Why indeed? Why, for instance, does Texas imprison almost as many felons as California but spend less than a third as much on its system? The Lone Star State's per-inmate cost is roughly what California spends just on health care, especially since a federal judge seized control of the prison health system and gave a court-appointed receiver carte blanche to spend.
The biggest driver in the doubling of California prison costs over the past decade, however, is the system's extraordinarily high payroll, thanks to sweetheart contracts that pre-Schwarzenegger governors handed to the politically powerful California Correctional Peace Officers Association.
Schwarzenegger has tried, and failed, to persuade the Legislature to reduce pressure on a dangerously overcrowded prison system by, in effect, releasing some low-risk inmates and putting fewer behind bars.
His fellow Republicans refuse to go along, contending that having fewer inmates would pose a danger to law-abiding citizens. Democrats, who could approve Schwarzenegger's reforms without GOP votes, have also balked, afraid of being branded as soft on crime.
While the Legislature voted last year to trim prison costs by $1.2 billion a year, its stalling on implementation means that little, if any, money is being saved, thus contributing to the state's stubborn budget deficits.
Schwarzenegger is now taking a new tack, proposing that lower-cost private prisons take a bigger share of the load. That's equally unlikely to fly in a Legislature dominated by the CCPOA and other public employee unions.

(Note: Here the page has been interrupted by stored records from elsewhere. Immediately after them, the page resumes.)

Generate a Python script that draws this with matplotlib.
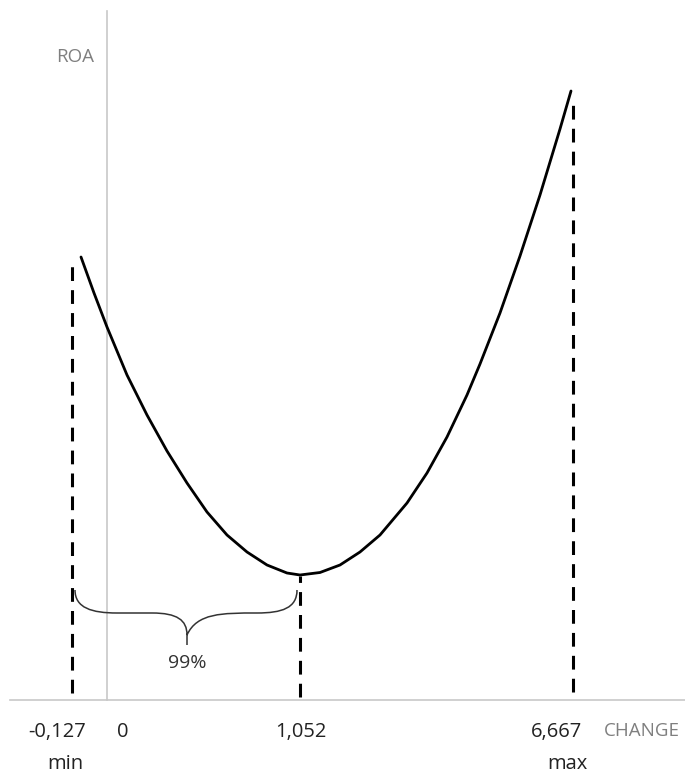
import matplotlib
matplotlib.use('Agg')
import matplotlib.pyplot as plt
from matplotlib.path import Path
from matplotlib.patches import PathPatch

plt.rcParams['font.family'] = ['Open Sans', 'DejaVu Sans']

# schematic ROA curve (x = change position, y = ROA level)
curve_x = [-26, -13, 0, 20, 40, 60, 80, 100, 120, 140, 160, 180, 193,
           213, 233, 253, 273, 300, 320, 340, 360, 373, 393, 413, 433, 453, 464]
curve_y = [443, 407, 373, 325, 285, 249, 217, 188, 165, 148, 135, 127, 125,
           127.5, 135, 148, 165, 197, 227, 263, 305, 336, 387, 444, 505, 571, 609]

# dashed markers: min, turning point, max
mark_x = [-35, 193, 466]
mark_top = [437, 124, 603]
mark_bottom = [7, 3, 8]

tick_labels = ['-0,127', '0', '1,052', '6,667']
tick_label_x = [-50, 16, 194, 450]
sub_labels = ['min', 'max']
sub_label_x = [-42, 460]

fig = plt.figure(figsize=(6.85, 7.76), dpi=100)
ax = fig.add_axes([0, 0, 1, 1])
ax.set_xlim(-107, 578)
ax.set_ylim(-76, 700)
ax.axis('off')

axis_col = '#c8c8c8'
ax.plot([0, 0], [0, 689], color=axis_col, lw=1.2, zorder=1)
ax.plot([-97, 578], [0, 0], color=axis_col, lw=1.2, zorder=1)

ax.plot(curve_x, curve_y, color='black', lw=2.0, solid_capstyle='round',
        solid_joinstyle='round', zorder=3)

for x, top, bot in zip(mark_x, mark_top, mark_bottom):
    ax.plot([x, x], [bot, top], color='black', lw=2.2, dashes=(4.5, 3), zorder=2)

# curly brace between min and turning point
verts = [(-32, 110), (-32, 92), (-15, 87), (10, 87),
         (45, 87),
         (70, 87), (80, 80), (80, 65),
         (80, 55),
         (80, 65), (90, 87), (115, 87),
         (150, 87),
         (175, 87), (190, 92), (190, 110)]
codes = [Path.MOVETO, Path.CURVE4, Path.CURVE4, Path.CURVE4,
         Path.LINETO,
         Path.CURVE4, Path.CURVE4, Path.CURVE4,
         Path.LINETO,
         Path.MOVETO, Path.CURVE4, Path.CURVE4,
         Path.LINETO,
         Path.CURVE4, Path.CURVE4, Path.CURVE4]
ax.add_patch(PathPatch(Path(verts, codes), fill=False, edgecolor='#333333', lw=1.1, zorder=2))

ax.text(80, 37, '99%', ha='center', va='center', fontsize=14, color='#333333')

ax.text(-32, 643, 'ROA', ha='center', va='center', fontsize=13.5, color='#7f7f7f')
ax.text(535, -31, 'CHANGE', ha='center', va='center', fontsize=13.5, color='#7f7f7f')

for lab, x in zip(tick_labels, tick_label_x):
    ax.text(x, -32, lab, ha='center', va='center', fontsize=14.5, color='#222222')
for lab, x in zip(sub_labels, sub_label_x):
    ax.text(x, -64, lab, ha='center', va='center', fontsize=14.5, color='#222222')

fig.savefig('out.png', dpi=100)
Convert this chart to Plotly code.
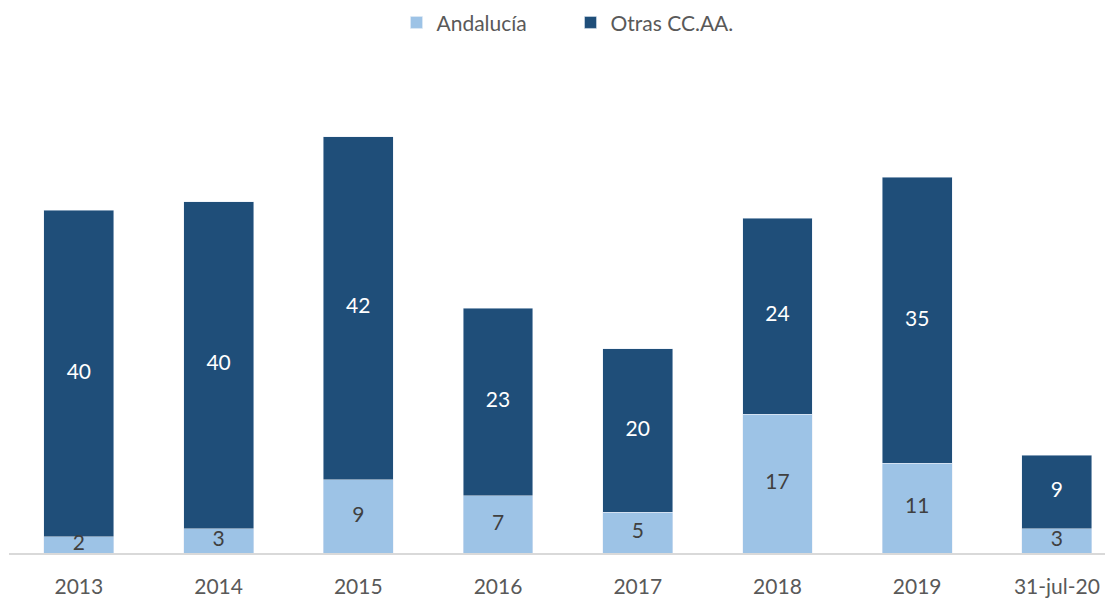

He's also suggesting a constitutional amendment that would place a cap on future prison spending vis-à-vis state support of colleges. That's more a throwaway gesture than a serious proposal.
All in all, it's one of those fine California political messes, a Gordian knot of conflicting priorities that shows no sign of being unraveled. Meanwhile, prison costs are continuing to grow, federal judges are threatening more intercession and politicians are bemoaning education cuts while shunning serious prison cost-cutting.